Just consider Thursday's events in Barcelona. It was dramatic. It was emotional. But it also came from a unified place. Mateu Alemany, Barca's sporting director, taking the responsibility to announce that Ousmane Dembele, after his refusal to sign new terms, would be sold "before January 31". Alemany's comments arriving after coach Xavi had stated something similar the previous day. And before then, Joan Laporta, the club's president, had also taken questions about the situation and expressed his frustration.

The burden of keeping the support informed wasn't left to Xavi. Alemany's bombshell on Thursday the third time he'd publicly addressed Dembele's contract talks in the past two weeks. Indeed, he'd spoken more on the topic than Xavi, himself, so leaving the coach to take questions about on-field matters. The easing of such demands surely welcome as Barca's recently appointed coach attempts to right the wrongs of the Ronald Koeman era.

Go to Italy and the support for the coach is even stronger. At AC Milan, for example, Stefano Pioli is free to speak on anything and everything involving the club. But he isn't forced to. There's Ricky Massara to talk transfers and scouting. Paolo Maldini to discuss players and refs. Even Ivan Gazidis, the chief exec, is available to comment on budgets and the owners.

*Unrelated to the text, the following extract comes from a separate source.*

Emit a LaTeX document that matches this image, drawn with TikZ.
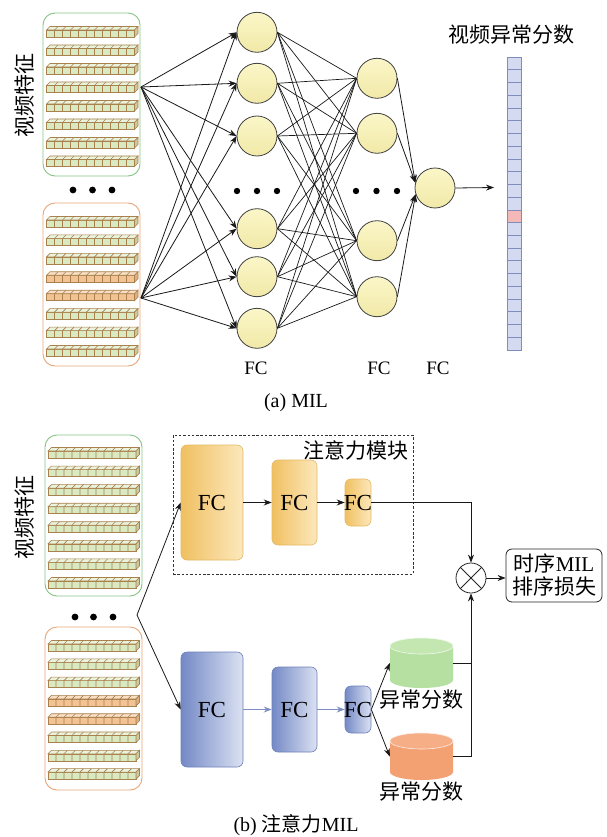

Again, Pioli isn't burdened by such things. Of course, behind the scenes, he has as much input as anyone, but there's no reason for a journalist to badger him on Franck Kessie's contract status when a rival already has quotes from Maldini and Massara on the same issue.

But at Chelsea. As it always has been. Tuchel is having to speak on it all. In his first experience of Christmas football. As we come up to his first anniversary in charge. There is the threat of it overwhelming the manager.

And it wouldn't be fair. Not on Tuchel. Not even on Chelsea. The club needs to give their manager every chance of succeeding. Especially in the hard times. Ease the spotlight. Share the burden. Take this comms lark off Tuchel's shoulders so he can focus on what he was hired to do.

The German has been good for Chelsea. His football. His personality. His character. It's all been a positive for the club. But those upstairs are doing the manager no favours by having him answer for them. Especially as this campaign threatens to derail.